### Information shown
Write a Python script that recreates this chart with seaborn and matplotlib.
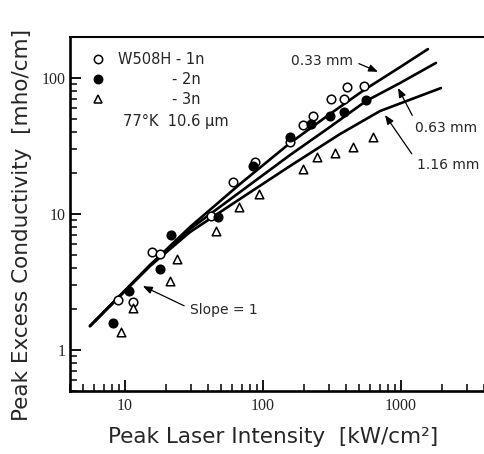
import matplotlib
matplotlib.use("Agg")
import matplotlib.pyplot as plt
import seaborn as sns
from matplotlib.ticker import LogLocator, FuncFormatter, NullFormatter

# Measured peak excess conductivity (mho/cm) vs peak laser intensity (kW/cm^2)
# Sample W508H, 77 K, 10.6 um
int_1n = [8.9, 11.4, 15.7, 17.9, 42.0, 60.7, 87.6, 157, 195, 231, 311, 387, 407, 540]
sig_1n = [2.33, 2.25, 5.25, 5.07, 9.66, 17.2, 24.1, 33.8, 45.1, 52.5, 70.0, 70.0, 85.8, 87.3]
int_2n = [8.2, 10.7, 17.9, 21.6, 47.2, 84.8, 157, 223, 306, 387, 558]
sig_2n = [1.58, 2.71, 3.94, 7.0, 9.49, 22.5, 36.8, 45.8, 52.5, 56.2, 68.8]
int_3n = [9.4, 11.5, 21.2, 23.8, 45.7, 67.1, 93.7, 195, 247, 333, 449, 628]
sig_3n = [1.36, 2.03, 3.21, 4.67, 7.5, 11.2, 14.0, 21.4, 26.2, 28.1, 31.1, 36.8]

# Calculated curves for three sample thicknesses
curve_033_int = [5.58, 15.2, 29.6, 68.2, 157, 306, 540, 985, 1570]
curve_033_sig = [1.50, 4.21, 8.02, 16.6, 33.2, 54.3, 81.5, 120, 163]
curve_063_int = [5.58, 15.2, 29.6, 68.2, 157, 306, 558, 985, 1795]
curve_063_sig = [1.50, 4.21, 7.75, 14.5, 27.1, 43.6, 67.6, 91.8, 129]
curve_116_int = [5.58, 15.2, 29.6, 68.2, 157, 362, 705, 1950]
curve_116_sig = [1.50, 4.14, 7.36, 12.9, 22.5, 38.7, 57.1, 84.3]

sns.set_style("ticks")
plt.rcParams["font.family"] = ["DejaVu Sans"]

W, H = 484, 454
fig = plt.figure(figsize=(W / 100, H / 100), dpi=100)
ax = fig.add_axes([70 / W, 1 - 391 / H, 1 - 70 / W, (391 - 37) / H])
ax.set_xscale("log")
ax.set_yscale("log")

for xs, ys in [(curve_033_int, curve_033_sig),
               (curve_063_int, curve_063_sig),
               (curve_116_int, curve_116_sig)]:
    sns.lineplot(x=xs, y=ys, ax=ax, color="black", lw=1.9, sort=False,
                 estimator=None, zorder=2)

pts_kw = dict(s=38, edgecolor="black", linewidth=1.1, zorder=3)
sns.scatterplot(x=int_1n, y=sig_1n, ax=ax, marker="o", facecolor="white", **pts_kw)
sns.scatterplot(x=int_2n, y=sig_2n, ax=ax, marker="o", facecolor="black", **pts_kw)
sns.scatterplot(x=int_3n, y=sig_3n, ax=ax, marker="^", facecolor="white", **pts_kw)

ax.set_xlim(4, 4000)
ax.set_ylim(0.5, 200)

# key
h1 = plt.Line2D([], [], ls="none", marker="o", ms=6, mfc="white", mec="black", mew=1.1)
h2 = plt.Line2D([], [], ls="none", marker="o", ms=6, mfc="black", mec="black", mew=1.1)
h3 = plt.Line2D([], [], ls="none", marker="^", ms=6, mfc="white", mec="black", mew=1.1)
leg = ax.legend([h1, h2, h3], ["W508H - 1n", "- 2n", "- 3n"], loc="upper left",
                bbox_to_anchor=(0.050, 0.958), frameon=False, borderpad=0,
                borderaxespad=0, handlelength=1.0, handletextpad=0.87,
                labelspacing=0.36, prop={"size": 10.5})
rows = leg._legend_handle_box.get_children()[0].get_children()
for r in rows[1:]:
    r.sep += 38.9

ax.text(0.128, 0.760, "77°K  10.6 μm", transform=ax.transAxes,
        fontsize=10.5, va="center", ha="left")

# curve labels and arrows
arrow = dict(arrowstyle="-|>,head_length=0.55,head_width=0.22", color="black",
             lw=0.9, shrinkA=2, shrinkB=0)
lab_kw = dict(fontsize=10, va="center")
ax.annotate("0.33 mm", xy=(682, 111), xytext=(450, 133), ha="right",
            arrowprops=dict(arrow, relpos=(1.0, 0.5)), **lab_kw)
ax.annotate("0.63 mm", xy=(953, 84.3), xytext=(1270, 42.8), ha="left",
            arrowprops=dict(arrow, relpos=(0.0, 1.0)), **lab_kw)
ax.annotate("1.16 mm", xy=(767, 53.4), xytext=(1300, 22.9), ha="left",
            arrowprops=dict(arrow, relpos=(0.0, 0.8)), **lab_kw)
ax.annotate("Slope = 1", xy=(13.5, 2.95), xytext=(29.6, 1.97), ha="left",
            arrowprops=dict(arrow, relpos=(0.0, 0.6)), **lab_kw)

# axes styling
for side, lw in [("left", 1.9), ("bottom", 1.9), ("top", 1.5)]:
    ax.spines[side].set_linewidth(lw)
    ax.spines[side].set_color("black")
ax.spines["right"].set_visible(False)

fmt = FuncFormatter(lambda v, p: f"{v:g}")
for axis in (ax.xaxis, ax.yaxis):
    axis.set_major_locator(LogLocator(base=10))
    axis.set_minor_locator(LogLocator(base=10, subs=range(2, 10)))
    axis.set_major_formatter(fmt)
    axis.set_minor_formatter(NullFormatter())
ax.tick_params(which="both", direction="in", top=False, right=False,
               color="black", labelfontfamily="Liberation Serif", labelsize=11.5)
ax.tick_params(which="major", length=8, width=1.3, pad=5)
ax.tick_params(which="minor", length=5, width=1.1)
ax.tick_params(axis="y", which="major", pad=3)

fig.text(273 / W, 1 - 437 / H, "Peak Laser Intensity  [kW/cm²]",
         fontsize=15.5, ha="center", va="center")
fig.text(22 / W, 1 - 225 / H, "Peak Excess Conductivity  [mho/cm]",
         fontsize=15.5, ha="center", va="center", rotation=90)

fig.savefig("out.png", dpi=100, facecolor="white")
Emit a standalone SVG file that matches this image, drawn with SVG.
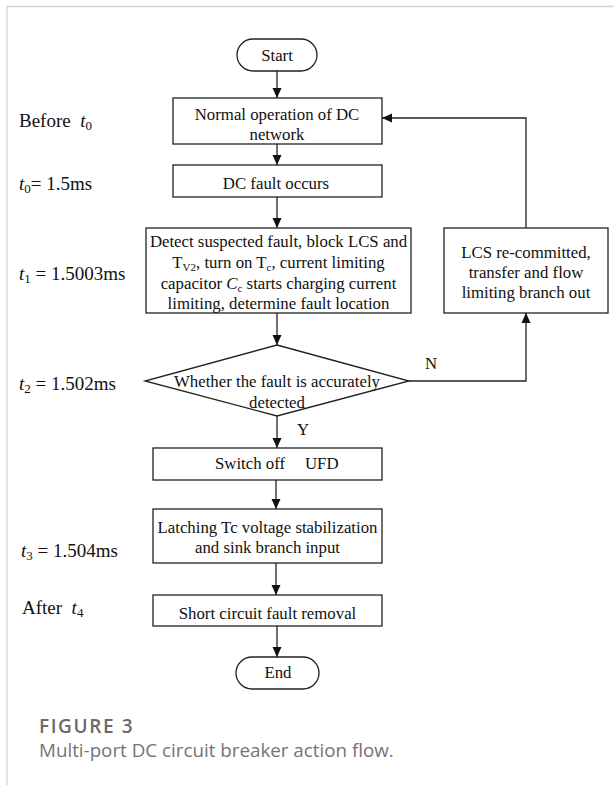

### What is required
Without the pictures, print the records in full, exactly as they appear.

### Reply
Write a Python script that recreates this chart with seaborn and matplotlib.
import matplotlib
matplotlib.use("Agg")
import matplotlib.pyplot as plt
import seaborn as sns
from matplotlib.ticker import LogLocator, FuncFormatter, NullFormatter

# Measured peak excess conductivity (mho/cm) vs peak laser intensity (kW/cm^2)
# Sample W508H, 77 K, 10.6 um
int_1n = [8.9, 11.4, 15.7, 17.9, 42.0, 60.7, 87.6, 157, 195, 231, 311, 387, 407, 540]
sig_1n = [2.33, 2.25, 5.25, 5.07, 9.66, 17.2, 24.1, 33.8, 45.1, 52.5, 70.0, 70.0, 85.8, 87.3]
int_2n = [8.2, 10.7, 17.9, 21.6, 47.2, 84.8, 157, 223, 306, 387, 558]
sig_2n = [1.58, 2.71, 3.94, 7.0, 9.49, 22.5, 36.8, 45.8, 52.5, 56.2, 68.8]
int_3n = [9.4, 11.5, 21.2, 23.8, 45.7, 67.1, 93.7, 195, 247, 333, 449, 628]
sig_3n = [1.36, 2.03, 3.21, 4.67, 7.5, 11.2, 14.0, 21.4, 26.2, 28.1, 31.1, 36.8]

# Calculated curves for three sample thicknesses
curve_033_int = [5.58, 15.2, 29.6, 68.2, 157, 306, 540, 985, 1570]
curve_033_sig = [1.50, 4.21, 8.02, 16.6, 33.2, 54.3, 81.5, 120, 163]
curve_063_int = [5.58, 15.2, 29.6, 68.2, 157, 306, 558, 985, 1795]
curve_063_sig = [1.50, 4.21, 7.75, 14.5, 27.1, 43.6, 67.6, 91.8, 129]
curve_116_int = [5.58, 15.2, 29.6, 68.2, 157, 362, 705, 1950]
curve_116_sig = [1.50, 4.14, 7.36, 12.9, 22.5, 38.7, 57.1, 84.3]

sns.set_style("ticks")
plt.rcParams["font.family"] = ["DejaVu Sans"]

W, H = 484, 454
fig = plt.figure(figsize=(W / 100, H / 100), dpi=100)
ax = fig.add_axes([70 / W, 1 - 391 / H, 1 - 70 / W, (391 - 37) / H])
ax.set_xscale("log")
ax.set_yscale("log")

for xs, ys in [(curve_033_int, curve_033_sig),
               (curve_063_int, curve_063_sig),
               (curve_116_int, curve_116_sig)]:
    sns.lineplot(x=xs, y=ys, ax=ax, color="black", lw=1.9, sort=False,
                 estimator=None, zorder=2)

pts_kw = dict(s=38, edgecolor="black", linewidth=1.1, zorder=3)
sns.scatterplot(x=int_1n, y=sig_1n, ax=ax, marker="o", facecolor="white", **pts_kw)
sns.scatterplot(x=int_2n, y=sig_2n, ax=ax, marker="o", facecolor="black", **pts_kw)
sns.scatterplot(x=int_3n, y=sig_3n, ax=ax, marker="^", facecolor="white", **pts_kw)

ax.set_xlim(4, 4000)
ax.set_ylim(0.5, 200)

# key
h1 = plt.Line2D([], [], ls="none", marker="o", ms=6, mfc="white", mec="black", mew=1.1)
h2 = plt.Line2D([], [], ls="none", marker="o", ms=6, mfc="black", mec="black", mew=1.1)
h3 = plt.Line2D([], [], ls="none", marker="^", ms=6, mfc="white", mec="black", mew=1.1)
leg = ax.legend([h1, h2, h3], ["W508H - 1n", "- 2n", "- 3n"], loc="upper left",
                bbox_to_anchor=(0.050, 0.958), frameon=False, borderpad=0,
                borderaxespad=0, handlelength=1.0, handletextpad=0.87,
                labelspacing=0.36, prop={"size": 10.5})
rows = leg._legend_handle_box.get_children()[0].get_children()
for r in rows[1:]:
    r.sep += 38.9

ax.text(0.128, 0.760, "77°K  10.6 μm", transform=ax.transAxes,
        fontsize=10.5, va="center", ha="left")

# curve labels and arrows
arrow = dict(arrowstyle="-|>,head_length=0.55,head_width=0.22", color="black",
             lw=0.9, shrinkA=2, shrinkB=0)
lab_kw = dict(fontsize=10, va="center")
ax.annotate("0.33 mm", xy=(682, 111), xytext=(450, 133), ha="right",
            arrowprops=dict(arrow, relpos=(1.0, 0.5)), **lab_kw)
ax.annotate("0.63 mm", xy=(953, 84.3), xytext=(1270, 42.8), ha="left",
            arrowprops=dict(arrow, relpos=(0.0, 1.0)), **lab_kw)
ax.annotate("1.16 mm", xy=(767, 53.4), xytext=(1300, 22.9), ha="left",
            arrowprops=dict(arrow, relpos=(0.0, 0.8)), **lab_kw)
ax.annotate("Slope = 1", xy=(13.5, 2.95), xytext=(29.6, 1.97), ha="left",
            arrowprops=dict(arrow, relpos=(0.0, 0.6)), **lab_kw)

# axes styling
for side, lw in [("left", 1.9), ("bottom", 1.9), ("top", 1.5)]:
    ax.spines[side].set_linewidth(lw)
    ax.spines[side].set_color("black")
ax.spines["right"].set_visible(False)

fmt = FuncFormatter(lambda v, p: f"{v:g}")
for axis in (ax.xaxis, ax.yaxis):
    axis.set_major_locator(LogLocator(base=10))
    axis.set_minor_locator(LogLocator(base=10, subs=range(2, 10)))
    axis.set_major_formatter(fmt)
    axis.set_minor_formatter(NullFormatter())
ax.tick_params(which="both", direction="in", top=False, right=False,
               color="black", labelfontfamily="Liberation Serif", labelsize=11.5)
ax.tick_params(which="major", length=8, width=1.3, pad=5)
ax.tick_params(which="minor", length=5, width=1.1)
ax.tick_params(axis="y", which="major", pad=3)

fig.text(273 / W, 1 - 437 / H, "Peak Laser Intensity  [kW/cm²]",
         fontsize=15.5, ha="center", va="center")
fig.text(22 / W, 1 - 225 / H, "Peak Excess Conductivity  [mho/cm]",
         fontsize=15.5, ha="center", va="center", rotation=90)

fig.savefig("out.png", dpi=100, facecolor="white")
Emit a standalone SVG file that matches this image, drawn with SVG.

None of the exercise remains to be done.